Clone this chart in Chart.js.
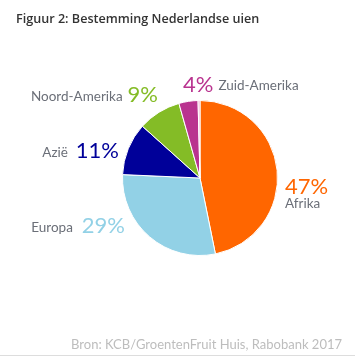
<!DOCTYPE html>
<html>
<head>
<meta charset="utf-8">
<script src="https://cdn.jsdelivr.net/npm/chart.js@4.4.1/dist/chart.umd.min.js"></script>
<style>
  html, body { margin: 0; padding: 0; background: #ffffff; }
  #wrap { position: relative; width: 355px; height: 361px; overflow: hidden; }
  #chart { position: absolute; left: 0; top: 0; }
  #title { position: absolute; left: 16px; top: 10px; font-family: "Open Sans", sans-serif; font-weight: 600; font-size: 12.6px; color: #333333; white-space: nowrap; }
  #source { position: absolute; right: 13px; top: 336px; font-family: Lato, sans-serif; font-size: 13px; color: #bdbdbd; white-space: nowrap; }
  #rule { position: absolute; left: 0; top: 355px; width: 355px; height: 1px; background: #dddddd; }
</style>
</head>
<body>
<div id="wrap">
  <canvas id="chart" width="355" height="361"></canvas>
  <div id="title">Figuur 2: Bestemming Nederlandse uien</div>
  <div id="source">Bron: KCB/GroentenFruit Huis, Rabobank 2017</div>
  <div id="rule"></div>
</div>
<script>
// Data
const categories = ["Afrika", "Europa", "Azië", "Noord-Amerika", "Zuid-Amerika", ""];
const shares = [47, 29, 11, 9, 4, 0.4];
const shareLabels = ["47%", "29%", "11%", "9%", "4%", ""];
const sliceColors = ["#ff6600", "#92d1e6", "#000099", "#84bc26", "#b9338f", "#f0a8cc"];

// label layout (offsets from pie centre, px)
const labelLayout = [
  { dx: 85, dy: 16, align: "left", stacked: true },
  { dx: -75, dy: 55, align: "right", gap: 9 },
  { dx: -81, dy: -20, align: "right", gap: 8 },
  { dx: -42, dy: -76, align: "right", gap: 5 },
  { dx: -17, dy: -86, align: "left", gap: 5 },
  null
];

const FONT = "Lato, sans-serif";
const nameColor = "#6b6f78";

const labelPlugin = {
  id: "sliceLabels",
  afterDatasetsDraw(chart) {
    const ctx = chart.ctx;
    const meta = chart.getDatasetMeta(0);
    const arc0 = meta.data[0];
    const cx = arc0.x, cy = arc0.y;
    ctx.save();
    ctx.textBaseline = "alphabetic";
    meta.data.forEach((arc, i) => {
      const L = labelLayout[i];
      if (!L) return;
      const pctFont = "400 22px " + FONT;
      const nameFont = "400 13.5px " + FONT;
      const x = cx + L.dx, y = cy + L.dy;
      const pct = shareLabels[i], name = categories[i];
      if (L.stacked) {
        ctx.textAlign = "left";
        ctx.font = pctFont; ctx.fillStyle = sliceColors[i];
        ctx.fillText(pct, x, y);
        ctx.font = nameFont; ctx.fillStyle = nameColor;
        ctx.fillText(name, x, y + 14);
        return;
      }
      ctx.font = pctFont; const wp = ctx.measureText(pct).width;
      ctx.font = nameFont; const wn = ctx.measureText(name).width;
      ctx.textAlign = "left";
      if (L.align === "right") {
        const xs = x - wp - L.gap - wn;
        ctx.font = nameFont; ctx.fillStyle = nameColor; ctx.fillText(name, xs, y - 1);
        ctx.font = pctFont; ctx.fillStyle = sliceColors[i]; ctx.fillText(pct, x - wp, y);
      } else {
        ctx.font = pctFont; ctx.fillStyle = sliceColors[i]; ctx.fillText(pct, x, y);
        ctx.font = nameFont; ctx.fillStyle = nameColor; ctx.fillText(name, x + wp + L.gap, y - 2);
      }
    });
    ctx.restore();
  }
};

new Chart(document.getElementById("chart"), {
  type: "pie",
  data: {
    labels: categories,
    datasets: [{
      data: shares,
      backgroundColor: sliceColors,
      borderColor: "#ffffff",
      borderWidth: 1
    }]
  },
  options: {
    responsive: false,
    animation: false,
    layout: { padding: { left: 122, right: 77, top: 100, bottom: 105 } },
    plugins: { legend: { display: false }, tooltip: { enabled: false }, title: { display: false } }
  },
  plugins: [labelPlugin]
});
</script>
</body>
</html>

====

## Your instructions
Above is a listing; report how many of its lines include the word "chart", giving the number only.

## Task solution
8